PROBLEM TO SOLVE:
From the listing below, select every line where the word "file" appears.

INFORMATION SUPPLIED:
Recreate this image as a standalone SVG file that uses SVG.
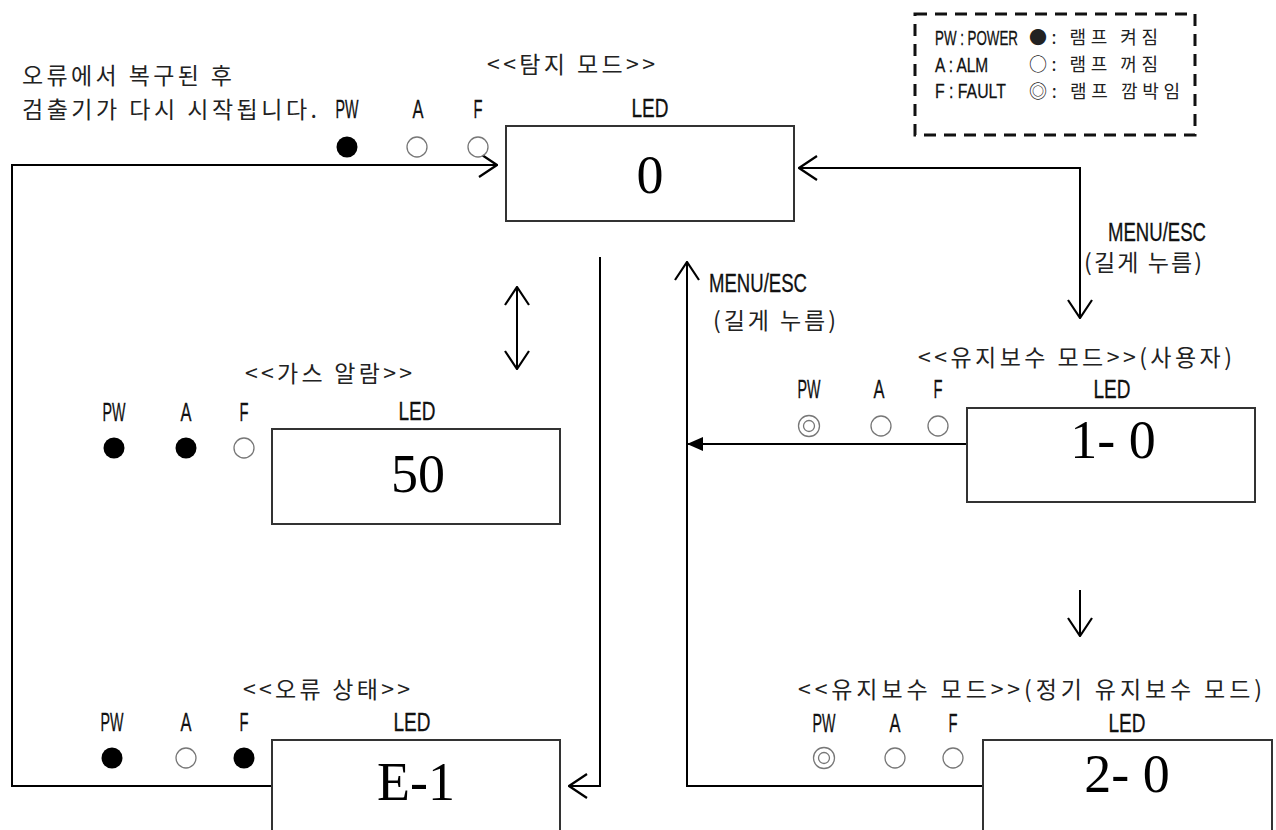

* * *

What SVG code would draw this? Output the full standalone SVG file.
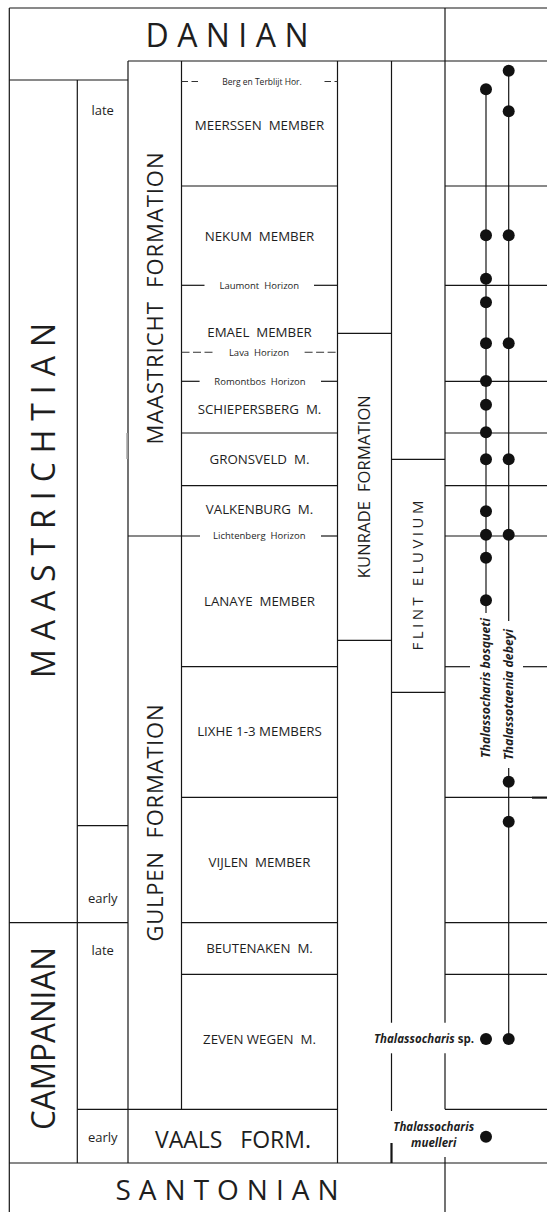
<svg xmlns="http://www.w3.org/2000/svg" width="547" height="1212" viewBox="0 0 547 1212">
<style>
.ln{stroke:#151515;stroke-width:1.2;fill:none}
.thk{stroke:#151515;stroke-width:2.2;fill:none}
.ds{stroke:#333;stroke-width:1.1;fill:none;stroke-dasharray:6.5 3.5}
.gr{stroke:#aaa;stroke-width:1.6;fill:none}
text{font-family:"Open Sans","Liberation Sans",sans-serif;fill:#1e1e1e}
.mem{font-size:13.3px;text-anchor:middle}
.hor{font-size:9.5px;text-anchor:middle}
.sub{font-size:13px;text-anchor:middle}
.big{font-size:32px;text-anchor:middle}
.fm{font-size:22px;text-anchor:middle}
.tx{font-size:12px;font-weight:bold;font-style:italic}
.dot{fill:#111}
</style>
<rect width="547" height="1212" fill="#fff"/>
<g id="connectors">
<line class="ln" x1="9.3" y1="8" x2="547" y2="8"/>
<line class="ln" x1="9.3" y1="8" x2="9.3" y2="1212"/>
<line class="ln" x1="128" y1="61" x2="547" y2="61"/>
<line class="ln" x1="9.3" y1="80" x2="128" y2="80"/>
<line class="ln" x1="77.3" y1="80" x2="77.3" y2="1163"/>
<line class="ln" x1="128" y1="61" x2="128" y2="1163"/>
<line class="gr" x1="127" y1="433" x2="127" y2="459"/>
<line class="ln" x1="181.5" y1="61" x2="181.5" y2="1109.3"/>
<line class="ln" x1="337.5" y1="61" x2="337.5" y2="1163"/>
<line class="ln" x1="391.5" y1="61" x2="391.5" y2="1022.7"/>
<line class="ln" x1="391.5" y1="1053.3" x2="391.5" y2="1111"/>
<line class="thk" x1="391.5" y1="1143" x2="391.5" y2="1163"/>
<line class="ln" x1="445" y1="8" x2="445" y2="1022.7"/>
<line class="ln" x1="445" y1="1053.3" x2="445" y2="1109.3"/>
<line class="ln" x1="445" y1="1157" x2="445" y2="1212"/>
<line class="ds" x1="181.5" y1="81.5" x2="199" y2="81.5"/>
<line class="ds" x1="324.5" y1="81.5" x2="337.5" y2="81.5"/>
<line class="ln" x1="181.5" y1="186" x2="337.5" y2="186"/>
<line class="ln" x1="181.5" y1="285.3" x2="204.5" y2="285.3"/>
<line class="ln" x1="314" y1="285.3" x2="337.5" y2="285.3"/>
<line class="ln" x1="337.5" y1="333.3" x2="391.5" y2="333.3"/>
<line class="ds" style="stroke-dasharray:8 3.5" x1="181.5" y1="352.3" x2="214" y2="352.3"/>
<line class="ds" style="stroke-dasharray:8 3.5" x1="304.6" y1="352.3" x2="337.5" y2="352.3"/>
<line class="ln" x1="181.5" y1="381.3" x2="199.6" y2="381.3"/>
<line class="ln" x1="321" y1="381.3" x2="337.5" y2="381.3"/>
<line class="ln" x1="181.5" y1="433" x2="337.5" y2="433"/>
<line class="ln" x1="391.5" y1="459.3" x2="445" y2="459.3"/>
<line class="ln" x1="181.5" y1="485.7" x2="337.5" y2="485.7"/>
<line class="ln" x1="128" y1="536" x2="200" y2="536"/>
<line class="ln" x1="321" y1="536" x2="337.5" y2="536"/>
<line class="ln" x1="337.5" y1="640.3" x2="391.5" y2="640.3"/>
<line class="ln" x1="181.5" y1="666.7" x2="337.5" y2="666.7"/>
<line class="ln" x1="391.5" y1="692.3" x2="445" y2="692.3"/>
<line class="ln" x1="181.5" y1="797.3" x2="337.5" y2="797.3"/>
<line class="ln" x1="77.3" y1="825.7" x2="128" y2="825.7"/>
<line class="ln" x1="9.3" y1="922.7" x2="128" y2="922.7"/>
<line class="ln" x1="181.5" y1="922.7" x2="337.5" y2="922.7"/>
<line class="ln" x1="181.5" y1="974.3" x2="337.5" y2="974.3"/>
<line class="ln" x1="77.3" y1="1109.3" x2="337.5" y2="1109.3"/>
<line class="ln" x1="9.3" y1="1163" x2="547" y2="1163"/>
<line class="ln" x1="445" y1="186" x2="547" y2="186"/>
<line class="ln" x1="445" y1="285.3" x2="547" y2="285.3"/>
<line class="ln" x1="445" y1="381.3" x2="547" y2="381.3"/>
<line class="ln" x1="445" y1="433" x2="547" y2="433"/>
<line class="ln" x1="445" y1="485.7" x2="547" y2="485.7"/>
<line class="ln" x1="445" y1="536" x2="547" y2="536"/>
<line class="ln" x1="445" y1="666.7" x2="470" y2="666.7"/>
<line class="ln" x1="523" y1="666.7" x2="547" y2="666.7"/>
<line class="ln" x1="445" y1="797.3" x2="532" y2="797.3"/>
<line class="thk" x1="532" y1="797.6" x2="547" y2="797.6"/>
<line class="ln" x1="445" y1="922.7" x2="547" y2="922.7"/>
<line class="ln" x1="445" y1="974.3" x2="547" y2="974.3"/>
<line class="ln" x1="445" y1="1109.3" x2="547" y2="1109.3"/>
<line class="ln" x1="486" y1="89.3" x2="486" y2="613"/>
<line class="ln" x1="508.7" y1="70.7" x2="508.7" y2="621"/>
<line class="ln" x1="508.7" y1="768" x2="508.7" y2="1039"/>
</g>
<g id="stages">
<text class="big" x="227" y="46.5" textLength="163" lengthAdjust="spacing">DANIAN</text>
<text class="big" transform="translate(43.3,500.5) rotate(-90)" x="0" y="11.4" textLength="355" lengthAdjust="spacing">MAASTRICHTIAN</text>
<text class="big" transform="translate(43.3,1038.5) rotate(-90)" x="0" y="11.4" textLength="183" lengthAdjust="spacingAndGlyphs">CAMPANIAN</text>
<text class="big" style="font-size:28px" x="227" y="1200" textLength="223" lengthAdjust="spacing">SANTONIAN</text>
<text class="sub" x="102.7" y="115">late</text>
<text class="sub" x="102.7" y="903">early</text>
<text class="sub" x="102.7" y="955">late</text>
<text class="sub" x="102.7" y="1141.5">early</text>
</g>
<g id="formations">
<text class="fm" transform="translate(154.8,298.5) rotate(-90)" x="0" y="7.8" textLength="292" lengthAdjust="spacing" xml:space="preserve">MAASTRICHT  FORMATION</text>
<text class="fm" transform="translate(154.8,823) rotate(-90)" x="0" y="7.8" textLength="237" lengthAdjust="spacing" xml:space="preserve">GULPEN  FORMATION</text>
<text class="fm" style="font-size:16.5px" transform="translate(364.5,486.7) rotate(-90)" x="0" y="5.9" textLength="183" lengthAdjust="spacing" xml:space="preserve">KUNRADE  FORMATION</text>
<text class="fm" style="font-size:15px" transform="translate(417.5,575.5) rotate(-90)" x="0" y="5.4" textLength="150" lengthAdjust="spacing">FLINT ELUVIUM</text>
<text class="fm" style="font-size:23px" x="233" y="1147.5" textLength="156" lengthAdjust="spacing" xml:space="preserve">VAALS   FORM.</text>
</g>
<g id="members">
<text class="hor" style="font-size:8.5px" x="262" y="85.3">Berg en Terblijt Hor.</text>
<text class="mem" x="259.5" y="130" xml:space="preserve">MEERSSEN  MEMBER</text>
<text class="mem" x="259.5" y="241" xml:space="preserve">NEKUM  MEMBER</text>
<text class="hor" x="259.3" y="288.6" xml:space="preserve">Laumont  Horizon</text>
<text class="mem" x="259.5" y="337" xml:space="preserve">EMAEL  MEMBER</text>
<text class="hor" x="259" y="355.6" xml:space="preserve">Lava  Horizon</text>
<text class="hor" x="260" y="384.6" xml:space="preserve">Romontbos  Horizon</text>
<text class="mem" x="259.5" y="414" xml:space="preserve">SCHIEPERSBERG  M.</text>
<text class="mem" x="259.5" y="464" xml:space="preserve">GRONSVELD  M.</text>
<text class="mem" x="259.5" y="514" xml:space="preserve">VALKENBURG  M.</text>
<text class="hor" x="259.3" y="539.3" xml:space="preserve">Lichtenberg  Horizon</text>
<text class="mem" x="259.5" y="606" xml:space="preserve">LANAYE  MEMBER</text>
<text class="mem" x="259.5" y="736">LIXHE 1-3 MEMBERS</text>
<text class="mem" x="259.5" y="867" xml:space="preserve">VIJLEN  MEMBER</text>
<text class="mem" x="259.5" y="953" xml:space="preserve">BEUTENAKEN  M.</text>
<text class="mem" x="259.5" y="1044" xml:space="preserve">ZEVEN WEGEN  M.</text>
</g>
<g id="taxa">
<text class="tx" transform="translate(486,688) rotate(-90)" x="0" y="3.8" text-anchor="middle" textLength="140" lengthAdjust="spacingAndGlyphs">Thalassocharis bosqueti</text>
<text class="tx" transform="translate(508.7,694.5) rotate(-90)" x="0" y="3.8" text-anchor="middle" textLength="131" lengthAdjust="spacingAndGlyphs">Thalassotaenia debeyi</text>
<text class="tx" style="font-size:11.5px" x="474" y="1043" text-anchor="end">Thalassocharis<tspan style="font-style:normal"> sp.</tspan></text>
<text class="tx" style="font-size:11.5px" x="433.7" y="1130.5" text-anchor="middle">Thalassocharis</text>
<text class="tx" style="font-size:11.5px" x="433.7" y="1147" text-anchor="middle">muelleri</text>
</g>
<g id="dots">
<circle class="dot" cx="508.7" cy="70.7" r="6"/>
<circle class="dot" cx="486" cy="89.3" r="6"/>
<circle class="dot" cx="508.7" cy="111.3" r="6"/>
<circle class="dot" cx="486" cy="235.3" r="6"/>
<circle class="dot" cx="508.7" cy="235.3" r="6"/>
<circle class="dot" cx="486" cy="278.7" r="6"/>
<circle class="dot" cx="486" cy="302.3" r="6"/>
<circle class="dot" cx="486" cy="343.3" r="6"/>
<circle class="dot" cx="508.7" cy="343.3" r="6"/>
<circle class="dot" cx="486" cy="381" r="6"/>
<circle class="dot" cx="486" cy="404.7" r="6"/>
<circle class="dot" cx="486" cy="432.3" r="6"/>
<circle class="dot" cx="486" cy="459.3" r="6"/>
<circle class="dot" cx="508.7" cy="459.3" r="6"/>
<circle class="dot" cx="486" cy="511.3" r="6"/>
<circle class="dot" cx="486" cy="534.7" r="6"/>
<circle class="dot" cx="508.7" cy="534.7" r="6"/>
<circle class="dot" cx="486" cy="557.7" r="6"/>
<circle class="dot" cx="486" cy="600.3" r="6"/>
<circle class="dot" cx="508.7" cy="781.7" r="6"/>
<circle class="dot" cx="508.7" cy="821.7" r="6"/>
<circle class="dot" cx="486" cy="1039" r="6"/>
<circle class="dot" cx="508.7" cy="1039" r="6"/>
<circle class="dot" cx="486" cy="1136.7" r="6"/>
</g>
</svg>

EXERCISE RESULT:
Recreate this image as a standalone SVG file that uses SVG.
What SVG code would draw this? Output the full standalone SVG file.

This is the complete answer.